| On se plaît à 
        dire que l'Algérie est un pays pauvre, incapable de nourrir ses 
        habitants. Devant la poussée démographique galopante on 
        se pose une quantité de problèmes qu'on craint d'ailleurs 
        d'approfondir car on en redoute les inéluctables solutions. On 
        s'effraie de l'effort gigantesque à déployer avant d'aboutir 
        à un résultat satisfaisant. Les moyens à employer 
        manqueraient-ils ? Les solutions à envisager feraient-elles reculer 
        les pouvoirs publics ?
 De toute façon l'accroissement continu de la population fait vraiment 
        peur. En 1975 elle serait de 20 millions. En l'an 2000, c'est-à-dire 
        dans 40 ans, elle atteindrait le chiffre ahurissant de quelque 40.000.000 
        d'habitants.
 
 Oui 40 millions de bouches à nourrir, et combien de foyers aussi 
        à loger, et combien d'emplois à préparer. Voilà 
        la réalité de l'avenir. C'est un avenir chargé de 
        lourds nuages, difficile à affronter.
 
 Et pourtant il nous faut l'affronter. Ce ne sont pas les pouvoirs publics 
        seuls qui doivent y penser. Car les pouvoirs publics c'est nous tous qui 
        les formons. C'est pourquoi nous devons affirmer nettement et même 
        violemment que nous sommes tous responsables de cet avenir grevé 
        déjà de dettes. Il nous appartient, à nous tous sans 
        exception, de le préparer dans l'Algérie de demain.
 
 Actuellement l'Algérie, pays essentiellement agricole n'arrive 
        pas à combler tous les besoins. Un paupérisme constant en 
        a fait un pays sous-développé, venant toujours à 
        la traîne d'une métropole qui exerce une tutelle économique, 
        quitte à subvenir à ses besoins les plus urgents en cas 
        de forte nécessité.
 
 Depuis le moyen âge musulman l'Algérie pouvait accepter de 
        gré ou de force sa situation. Mais maintenant que les naissances 
        augmentent sans cesse, maintenant que la médecine, l'hygiène, 
        l'école et le goût du modernisme se sont implantés 
        dans la société. Maintenant que I'Algérie est devenue 
        occidentale et qu'elle a goûté aux facilités et à 
        la civilisation française, il n'est guère possible de demander 
        aux habitants de ce pays de revenir en arrière malgré les 
        600 naissances supplémentaires journalières .
 
 Et alors l'on se trouve brusquement devant un dilemme douloureux :
 -----Changer la structure du pays ou changer la formation, la mentalité 
        des habitants quant au nombre des naissances, le mode de vie, la façon 
        de réagir devant la vie.
 -----A moins d'envisager un bouleversement complet en transformant complètement 
        le sol, le sous-sol pour les adapter aux besoins de toute la population.
 
 Une famille moyenne se compose de huit personnes et pour la loger il faut 
        au moins quatre pièces et une cuisine afin de vivre selon les normes 
        voulues par l'hygiène et la morale. Or actuellement malgré 
        l'énorme effort entrepris dans la construction les familles de 
        huit personnes trouvent difficilement à se grouper dans une pièce 
        unique.
 
 Les familles musulmanes aspirent à une extension des villes, mais 
        elles ne pensent pas encore à la limitation des naissances. A l'exception 
        de quelques bourgeois plus ou moins religieux, plus ou moins soucieux 
        de l'avenir de leurs enfants et du sort qui leur sera réservé, 
        les populations de ce pays ignorent la pratique de l'anti-conception.
 
 En outre chaque foyer s'honore davantage du nombre des enfants que des 
        fortunes amassées. La foi et un peu de fatalisme leur font dire 
        que Dieu pourvoit à l'avance aux besoins de chaque bouche supplémentaire. 
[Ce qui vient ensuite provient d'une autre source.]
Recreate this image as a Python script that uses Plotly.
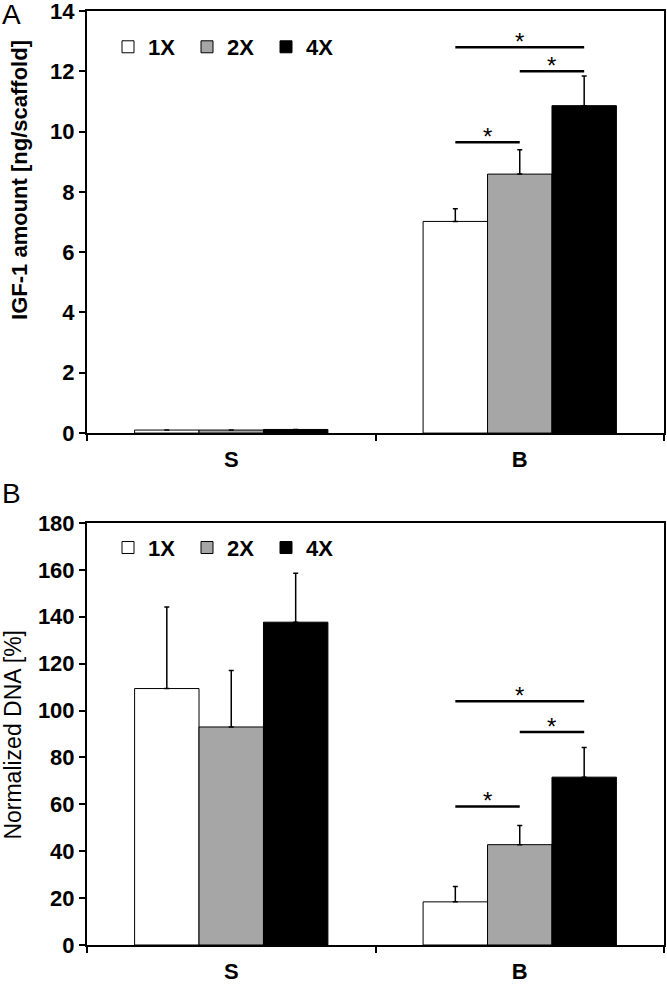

        Et puis ils ne pensent jamais à prévoir le lendemain. Le 
        présent seul les préoccupe.
 
 Dans 40 ans il faudrait pourtant pourvoir à 5 millions de logements 
        de quatre pièces. Jusqu'à présent les populations 
        se sont contentées de douars, de tribus où la demeure ne 
        comporte qu'un gourbi.
 
 Il ne suffit pas de construire dans les villes déjà existantes 
        des cités plus ou moins évolutives, ce qui est un bien. 
        II faut créer des villes neuves et transformer le visage du pays. 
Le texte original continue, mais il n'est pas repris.